Who are the “they” referred to in these verses? Are YOU one of His sheep? Don’t you want this wonderful Shepherd who gave His life for you to be YOUR Shepherd?

“For what earthly reason would the heavenly Father send down His Son

To suffer rejection and pay for crimes He had not done?

For what earthly reason would the Father let Him hang on a tree?

I wept with the answer, the one earthly reason was ME.

I was the reason, that one earthly reason;

I was the guilty, He was the sacrifice;

I was the taker, He was the giver,

Dying while I go free, that one earthly reason was ME.”

-Dottie Rambo

Have you ever told God that YOU are sorry for the suffering of His Son on your behalf? Have you ever thanked God for sending His Son to die for you?
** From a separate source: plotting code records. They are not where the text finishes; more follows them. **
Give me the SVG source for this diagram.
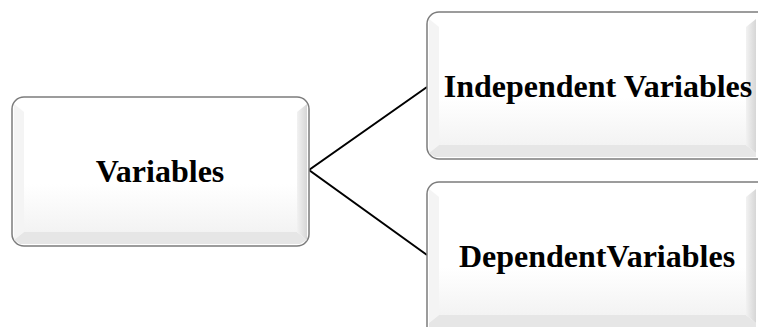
<svg xmlns="http://www.w3.org/2000/svg" width="758" height="327" viewBox="0 0 758 327">
<defs>
<style>
.outer{fill:#ffffff;stroke:#7c7c7c;stroke-width:1.5}
.bb{fill:#e6e6e6}
.br{fill:url(#gr)}
.bl{fill:#f4f4f4}
.face{fill:url(#gf)}
.lbl{font-family:"Liberation Serif","Times New Roman",serif;font-weight:bold;font-size:32px;fill:#000;text-anchor:middle}
.conn{stroke:#000;stroke-width:2;fill:none}
</style>
<linearGradient id="gf" x1="0" y1="0" x2="0" y2="1">
<stop offset="0" stop-color="#ffffff"/>
<stop offset="0.6" stop-color="#ffffff"/>
<stop offset="1" stop-color="#f3f3f3"/>
</linearGradient>
<linearGradient id="gr" x1="0" y1="0" x2="1" y2="0">
<stop offset="0" stop-color="#f2f2f2"/>
<stop offset="1" stop-color="#d6d6d6"/>
</linearGradient>
</defs>
<g id="connectors">
<polyline class="conn" points="427,87 309,170 427,255"/>
</g>
<g id="node-variables">
<rect class="outer" x="12" y="97" width="297" height="149" rx="12"/>
<polygon class="bl" points="14,104 24,112 24,232 14,240"/>
<polygon class="bb" points="14,240 24,232 297,232 307,240 300,244 20,244"/>
<polygon class="br" points="297,112 307,104 307,240 297,232"/>
<rect class="face" x="24" y="112" width="273" height="120"/>
<text class="lbl" x="160" y="182">Variables</text>
</g>
<g id="node-independent">
<rect class="outer" x="427" y="12" width="345" height="147" rx="12"/>
<polygon class="bl" points="429,19 439,27 439,145 429,153"/>
<polygon class="bb" points="429,153 439,145 746,145 756,153 756,157 435,157"/>
<polygon class="br" points="746,27 756,19 756,153 746,145"/>
<rect class="face" x="439" y="27" width="307" height="118"/>
<text class="lbl" x="598" y="97">Independent Variables</text>
</g>
<g id="node-dependent">
<rect class="outer" x="427" y="182" width="345" height="160" rx="12"/>
<polygon class="bl" points="429,189 439,197 439,315 429,323"/>
<polygon class="bb" points="429,323 439,315 746,315 756,323 756,327 429,327"/>
<polygon class="br" points="746,197 756,189 756,323 746,315"/>
<rect class="face" x="439" y="197" width="307" height="118"/>
<text class="lbl" x="597" y="267">DependentVariables</text>
</g>
</svg>
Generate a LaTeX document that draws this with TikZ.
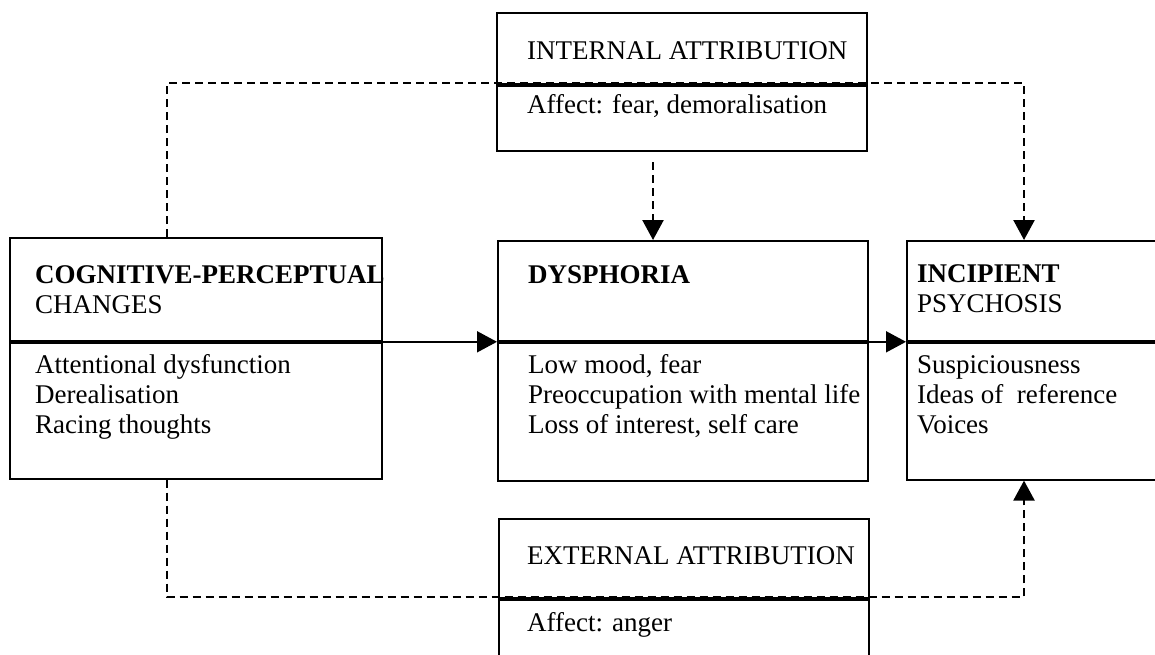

Have you ever thanked Jesus for rescuing you?

“…The Son of God, who loved ME, and gave Himself for ME” (Galatians 2:20, KJV).

“Strive to enter through the narrow door [force aside unbelief and the attractions of sin]; for many, I tell you, will try to enter [by their own works] and will not be able. Once the head of the house gets up and closes the door, and you begin to stand outside and knock on the door [again and again], saying, ‘Lord, open to us!’ then He will answer you, ‘I do not know where you are from [for you are not of My household]’” (Luke 13:24-25, Amplified Bible).

“He who believes in the Son has everlasting life; and he who does not believe the Son shall not see life, but the wrath of God abides on him” (John 3:36, NKJV).

“Now the God of hope fill you with all joy and peace in believing, that ye may abound in hope” (Romans 15:13, KJV).


1. See the words of prophecy in Psalm 34:19-20, “The righteous person may have many troubles, but the Lord delivers him from them all; He protects all his bones, not one of them will be broken” (NIV).

2. See the words of prophecy in Zechariah 12:10, “Then they will look on Me whom they pierced” (NKJV).

3. See the words of prophecy in Isaiah 53:9, “They intended to bury Him with criminals, but He ended up in a rich man’s tomb, because He had committed no violent deeds, nor had He spoken deceitfully” (NET).